Ploughshares Fund: What led to your interest in nuclear security? Why did you decide to join the Ploughshares Fund Board of Directors?
Rachel Pike: I grew up hearing about Ploughshares Fund and its grantees. When I was very young I’m not sure if I fully realized the scope of the issue and its transformation over time. I remember very clearly in my senior year of high school discussing the tense situation between India and Pakistan related to Kashmir. My teacher explained that one of the avenues for “resolving” the dispute is the potential use of nuclear weapons. I think that was the first time I understood nuclear security to be important to my generation. Ploughshares Fund is working to ensure that nuclear weapons are never used again. I’m delighted to support their work by serving on the board.
PF: How has your grandmother – Sally Lilienthal – influenced you? Why do you think it is important to carry on her legacy?

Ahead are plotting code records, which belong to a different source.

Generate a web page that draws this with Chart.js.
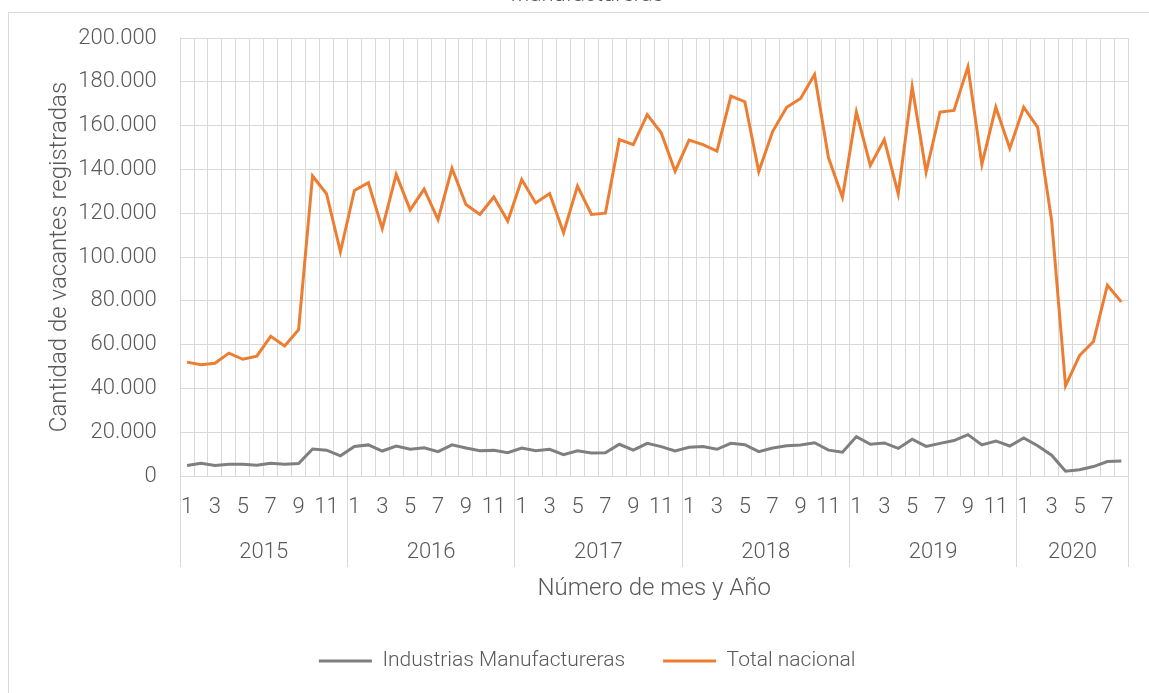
<!DOCTYPE html>
<html lang="es">
<head>
<meta charset="utf-8">
<script src="https://cdn.jsdelivr.net/npm/chart.js@4.4.1/dist/chart.umd.min.js"></script>
<style>
  html, body { margin: 0; padding: 0; background: #fff; overflow: hidden; }
  body { width: 1149px; height: 693px; position: relative; }
  #marco { position: absolute; left: 8px; top: 12px; width: 1300px; height: 900px; border: 1px solid #d9d9d9; }
  #grafico { position: absolute; left: 0; top: -20px; }
</style>
</head>
<body>
<div id="marco"></div>
<canvas id="grafico" width="1149" height="713"></canvas>
<script>
// Datos: vacantes registradas por mes (2015 - ago 2020)
const anios = ["2015", "2016", "2017", "2018", "2019", "2020"];
const mesesPorAnio = [12, 12, 12, 12, 12, 8];

const meses = [
  "1","2","3","4","5","6","7","8","9","10","11","12",
  "1","2","3","4","5","6","7","8","9","10","11","12",
  "1","2","3","4","5","6","7","8","9","10","11","12",
  "1","2","3","4","5","6","7","8","9","10","11","12",
  "1","2","3","4","5","6","7","8","9","10","11","12",
  "1","2","3","4","5","6","7","8"
];

const industrias = [
  4800, 5800, 4800, 5400, 5400, 4900, 5800, 5400, 5700, 12300, 11800, 9200,
  13500, 14200, 11400, 13700, 12200, 12900, 11100, 14200, 12800, 11500, 11700, 10600,
  12800, 11500, 12200, 9700, 11500, 10500, 10600, 14500, 11800, 14900, 13400, 11400,
  13100, 13500, 12200, 14900, 14300, 11100, 12800, 13800, 14200, 15200, 11800, 10900,
  18000, 14500, 15100, 12600, 16800, 13500, 14900, 16200, 18900, 14200, 16000, 13700,
  17400, 13800, 9500, 2200, 2900, 4300, 6600, 6900
];

const totalNacional = [
  52000, 50800, 51500, 56100, 53300, 54700, 63800, 59400, 66800, 137000, 128900, 102400,
  130400, 133900, 113000, 137700, 121500, 131000, 117100, 140500, 124000, 119400, 127400, 116400,
  135400, 124700, 129000, 111100, 132400, 119400, 120000, 153600, 151300, 165000, 156700, 139200,
  153400, 151300, 148300, 173500, 170900, 139000, 157400, 168400, 172400, 183300, 145300, 127300,
  166200, 141800, 153600, 128800, 177700, 138800, 166200, 166900, 186800, 142300, 168400, 149600,
  168400, 159200, 116700, 41200, 55000, 61400, 87100, 79500
];

const ejeYMin = 0;
const ejeYMax = 200000;
const ejeYPaso = 20000;

// limites y centros de cada año sobre el eje de categorias
const limites = [0];
mesesPorAnio.forEach((n) => limites.push(limites[limites.length - 1] + n));
const centros = anios.map((a, i) => (limites[i] + limites[i + 1]) / 2);

const gris = "#d9d9d9";
const texto = "#595959";

function miles(v) {
  return String(v).replace(/\B(?=(\d{3})+(?!\d))/g, ".");
}

Chart.defaults.font.family = "Roboto";
Chart.defaults.font.weight = "300";
Chart.defaults.color = texto;

const ctx = document.getElementById("grafico").getContext("2d");
new Chart(ctx, {
  type: "line",
  data: {
    labels: meses,
    datasets: [
      {
        label: "Industrias Manufactureras",
        data: industrias,
        borderColor: "#7f7f7f",
        backgroundColor: "#7f7f7f",
        borderWidth: 3,
        pointRadius: 0,
        tension: 0,
      },
      {
        label: "Total nacional",
        data: totalNacional,
        borderColor: "#ed7d31",
        backgroundColor: "#ed7d31",
        borderWidth: 3,
        pointRadius: 0,
        tension: 0,
      },
    ],
  },
  options: {
    responsive: false,
    animation: false,
    devicePixelRatio: 1,
    layout: { padding: { left: 46, right: 20.7, top: 0, bottom: 11.5 } },
    plugins: {
      tooltip: { enabled: false },
      title: {
        display: true,
        text: "Manufactureras",
        font: { size: 22, weight: "300" },
        color: texto,
        padding: { top: 2, bottom: 29.6 },
      },
      legend: {
        position: "bottom",
        labels: {
          usePointStyle: true,
          pointStyle: "line",
          pointStyleWidth: 53,
          font: { size: 21, weight: "300" },
          color: texto,
          padding: 38,
        },
      },
    },
    scales: {
      x: {
        type: "category",
        position: "bottom",
        offset: true,
        grid: {
          offset: true,
          color: gris,
          drawTicks: true,
          tickLength: 91,
          tickColor: (c) =>
            c.index === undefined || c.index % 12 === 0 ? gris : "transparent",
        },
        border: { color: gris },
        ticks: {
          autoSkip: false,
          maxRotation: 0,
          minRotation: 0,
          mirror: true,
          padding: -44.2,
          font: { size: 22, weight: "300" },
          color: texto,
          callback: (v, i) => (i % 2 === 0 ? meses[i] : ""),
        },
      },
      x2: {
        type: "linear",
        position: "bottom",
        min: 0,
        max: limites[limites.length - 1],
        afterBuildTicks: (eje) => {
          eje.ticks = limites.concat(centros).sort((a, b) => a - b).map((v) => ({ value: v }));
        },
        grid: {
          drawOnChartArea: false,
          drawTicks: true,
          tickLength: 269.2,
          tickColor: "transparent",
        },
        border: { display: false },
        ticks: {
          autoSkip: false,
          maxRotation: 0,
          minRotation: 0,
          mirror: true,
          padding: -86.6,
          font: { size: 22, weight: "300" },
          color: texto,
          callback: (v) => {
            const k = centros.indexOf(v);
            return k >= 0 ? anios[k] : "";
          },
        },
        title: {
          display: true,
          text: "Número de mes y Año",
          font: { size: 24, weight: "300" },
          color: texto,
          padding: { top: 0, bottom: 9.1 },
        },
      },
      y: {
        min: ejeYMin,
        max: ejeYMax,
        grid: { color: gris, drawTicks: true, tickLength: 23.3, tickColor: "transparent" },
        border: { color: gris },
        ticks: {
          stepSize: ejeYPaso,
          padding: 0,
          font: { size: 22, weight: "300" },
          color: texto,
          callback: (v) => miles(v),
        },
        title: {
          display: true,
          text: "Cantidad de vacantes registradas",
          font: { size: 24, weight: "300" },
          color: texto,
          padding: { top: 0, bottom: 3.5 },
        },
      },
    },
  },
});
</script>
</body>
</html>
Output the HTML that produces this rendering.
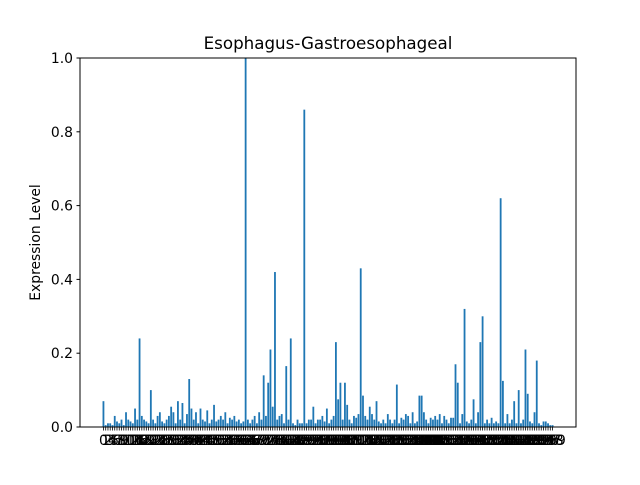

RP: My grandmother was a force! She fought for things that mattered to her (including having cream puffs for dessert on Christmas Eve). I miss her very, very much. Working with Ploughshares Fund is the best thing I can imagine doing to carry on her legacy and her fight against nuclear proliferation. For her, nuclear security was the most complicated and pressing issue of the 1980’s and 1990’s. It is no different today. In fact, I would argue that nuclear security serves as a crucial template for fights against other global threats that require cooperation and advocacy across geopolitical borders.
PF: Which women have inspired you over the years, whether from nonproliferation or outside that issue area?
RP: My grandmother, of course!
PF: What, if anything, do you see is currently lacking in the nuclear security arena and efforts to reduce nuclear threats. What steps need to be taken to fill the need?
RP: My biggest concern with nuclear nonproliferation is that the message may not speak to my generation. We attached the idea of nuclear weapons to the Cold War. We need to figure out how to effectively communicate that this is a global issue that extends to many of the major conflict zones in the world and that reducing the number and spread of weapons is critical to achieving peace in those areas.
On a lighter note, I think “End of World”, a very silly viral video, was one of the funnier ways of addressing how destructive nuclear weapons can be. I still quote it!
PF: You have a PhD in atmospheric chemistry computer modeling. Do you think your scientific background informs your thinking on nuclear weapons? How?
RP: I’m certainly not a nuclear physicist! In terms of thinking about the issue, however, I do tend to approach problems like a scientist. For Ploughshares Fund, that means reducing the variables (obstacles) in creating meaningful change, and measuring the results along the way.
PF: What progress do you think we can see on global nuclear weapons policy in your lifetime?
RP: I think we should work towards a world completely free of nuclear weapons.
Many thanks to Ploughshares Fund Board Member Rachel Pike for answering our questions.